# Separating an ODE

1. May 21, 2007

### John O' Meara

The rate of growth of the population x of a country is proportional to the product of x and (M-x), where M is a constant. Assume that x can be regarded as a continuous function of the time t with a continuous derivative at all times and show that if x=M/2 when t=50 then
$$x=\frac{M}{1+\exp^{-Mk(t-50)}} \\$$.
My attempt:
$$\frac{dx}{dt} \propto x(M-x)$$ Therefore
$$\int\frac{1}{x(M-x)}dx = k\int dt$$ Solving the first integral, using partial fractions, we get:
$$\int \frac{1}{x(M-x)} dx = \frac{-1}{M} \int \frac{1}{x} dx + \frac{1}{M} \int \frac{1}{m-x} dx \\$$
Solving the 2nd integral on the l.h.s., let u=M-x => -du=dx, therefore $$\int \frac{1}{x(M-x)} dx = \frac{-1}{M} \ln{x} + \frac{-1}{M} \int \frac{1}{u}du \\$$ =-1/M(ln(x) + ln(m-x)) = -1/M*ln(x(M-x)) = $$k\int dt$$.
Therefore ln(x(M-x)) = -M*k*t - M*c. => $$x(M-x) = \exp{-M(kt+c)}$$.
As you can see x is not separated, but I cannot find the mistake/s that gave rise to this.
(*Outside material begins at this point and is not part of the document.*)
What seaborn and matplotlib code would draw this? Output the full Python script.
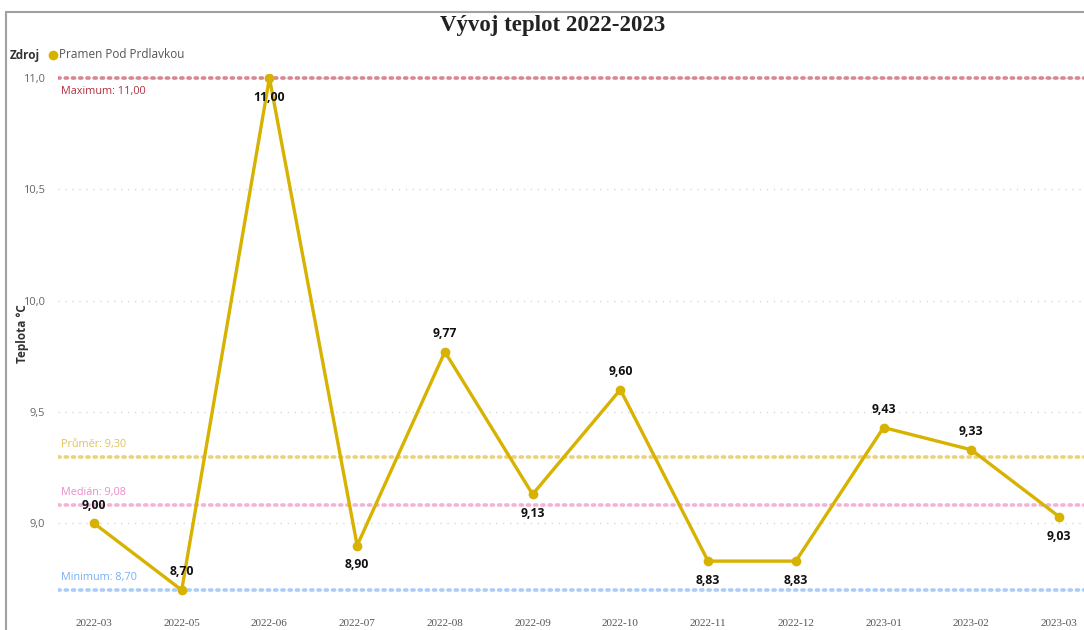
import matplotlib
matplotlib.use("Agg")
import matplotlib.pyplot as plt
import seaborn as sns
import numpy as np
from matplotlib.lines import Line2D
from matplotlib.ticker import FuncFormatter, FixedLocator

# Data
months = ["2022-03", "2022-05", "2022-06", "2022-07", "2022-08", "2022-09",
          "2022-10", "2022-11", "2022-12", "2023-01", "2023-02", "2023-03"]
temps = [9.00, 8.70, 11.00, 8.90, 9.77, 9.13, 9.60, 8.83, 8.83, 9.43, 9.33, 9.03]
label_above = [True, True, False, False, True, False, True, False, False, True, True, False]

series_name = "Pramen Pod Prdlavkou"
line_color = "#D7B200"

t_max = np.max(temps)
t_min = np.min(temps)
t_mean = np.mean(temps)
t_median = np.median(temps)

sns.set_theme(style="white")
plt.rcParams['font.family'] = ['Open Sans', 'DejaVu Sans']

fig = plt.figure(figsize=(10.84, 6.3), dpi=100)
ax = fig.add_axes([58 / 1084, 1 - 594.5 / 630, 1 - 58 / 1084, 521 / 630])

# reference lines (Power BI style analytics lines)
ref_lines = [
    (t_max, "#DA8690", "#B3303F", "Maximum", "below"),
    (t_mean, "#EBD27A", "#E2C152", "Průměr", "above"),
    (t_median, "#F4B2D6", "#EE8ACB", "Medián", "above"),
    (t_min, "#A9CDF7", "#78B0F2", "Minimum", "above"),
]
for val, lc, tc, name, pos in ref_lines:
    ax.axhline(val, color=lc, lw=2.6, linestyle=(0, (0.6, 1.4)),
               dash_capstyle="round", zorder=1)
    off = -10 if pos == "below" else 9
    ax.annotate(f"{name}: {val:.2f}".replace(".", ","), xy=(0, val),
                xycoords=("axes fraction", "data"), xytext=(2, off),
                textcoords="offset points", ha="left", va="center",
                fontsize=7.8, color=tc)

sns.lineplot(x=months, y=temps, sort=False, ax=ax, color=line_color, lw=2.4,
             marker="o", markersize=7, markeredgewidth=0, zorder=3)

for i, (v, up) in enumerate(zip(temps, label_above)):
    ax.annotate(f"{v:.2f}".replace(".", ","), xy=(i, v),
                xytext=(0, 13 if up else -14), textcoords="offset points",
                ha="center", va="center", fontsize=8.8, fontweight="bold",
                color="#111111")

ax.set_xlim(-0.41, 11.285)
ax.set_ylim(8.68, 11.02)
ax.yaxis.set_major_locator(FixedLocator([9.0, 9.5, 10.0, 10.5, 11.0]))
ax.yaxis.set_major_formatter(FuncFormatter(lambda v, p: f"{v:.1f}".replace(".", ",")))
ax.yaxis.grid(True, color="#D8D8D8", linestyle=(0, (1, 4)), lw=1)
ax.xaxis.grid(False)
for s in ax.spines.values():
    s.set_visible(False)

ax.tick_params(axis="y", length=0, pad=9, labelsize=8, labelcolor="#666666")
ax.tick_params(axis="x", length=0, pad=17.5, labelsize=8, labelcolor="#555555")
for lab in ax.get_xticklabels():
    lab.set_family("Liberation Serif")

ax.set_xlabel("")
ax.set_ylabel("Teplota °C", fontsize=8.5, fontweight="bold", color="#333333")
ax.yaxis.set_label_coords(-29 / 1026, 0.5)

# title
fig.text(553 / 1084, 1 - 26 / 630, "Vývoj teplot 2022-2023", ha="center", va="center",
         family="Liberation Serif", fontweight="bold", fontsize=16.5, color="#222222")

# legend
fig.text(10 / 1084, 1 - 55 / 630, "Zdroj", ha="left", va="center",
         fontsize=8.5, fontweight="bold", color="#333333")
fig.add_artist(Line2D([53 / 1084], [1 - 55 / 630], marker="o", markersize=7,
                      markeredgewidth=0, color=line_color, transform=fig.transFigure))
fig.text(59 / 1084, 1 - 55 / 630, series_name, ha="left", va="center",
         fontsize=8.5, color="#555555")

# panel frame
fig.add_artist(Line2D([6 / 1084, 1], [1 - 12 / 630, 1 - 12 / 630], color="#A0A0A0",
                      lw=1.5, transform=fig.transFigure))
fig.add_artist(Line2D([6 / 1084, 6 / 1084], [0, 1 - 12 / 630], color="#A0A0A0",
                      lw=1.5, transform=fig.transFigure))

fig.savefig("out.png", dpi=100)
Thanks for helping.

Last edited: May 21, 2007
2. May 21, 2007

### neutrino

Recheck the integration by partial fractions.

3. May 21, 2007

### John O' Meara

I now get x/(M-x) =$$\exp{-M(kt+c)$$

4. May 21, 2007

### neutrino

What you wrote as

$$\int \frac{1}{x(M-x)} dx = \frac{-1}{M} \int \frac{1}{x} dx + \frac{1}{M} \int\frac{1}{m-x} dx \\$$

should have been...

$$\int \frac{1}{x(M-x)} dx = \frac{1}{M} \int \frac{1}{x} dx + \frac{1}{M} \int \frac{1}{M-x} dx \\$$

i.e.No minus signs.

$$\frac{1}{M}\left[\ln{x} - \ln{\left(M-x\right)}\right] = k\int{dt}$$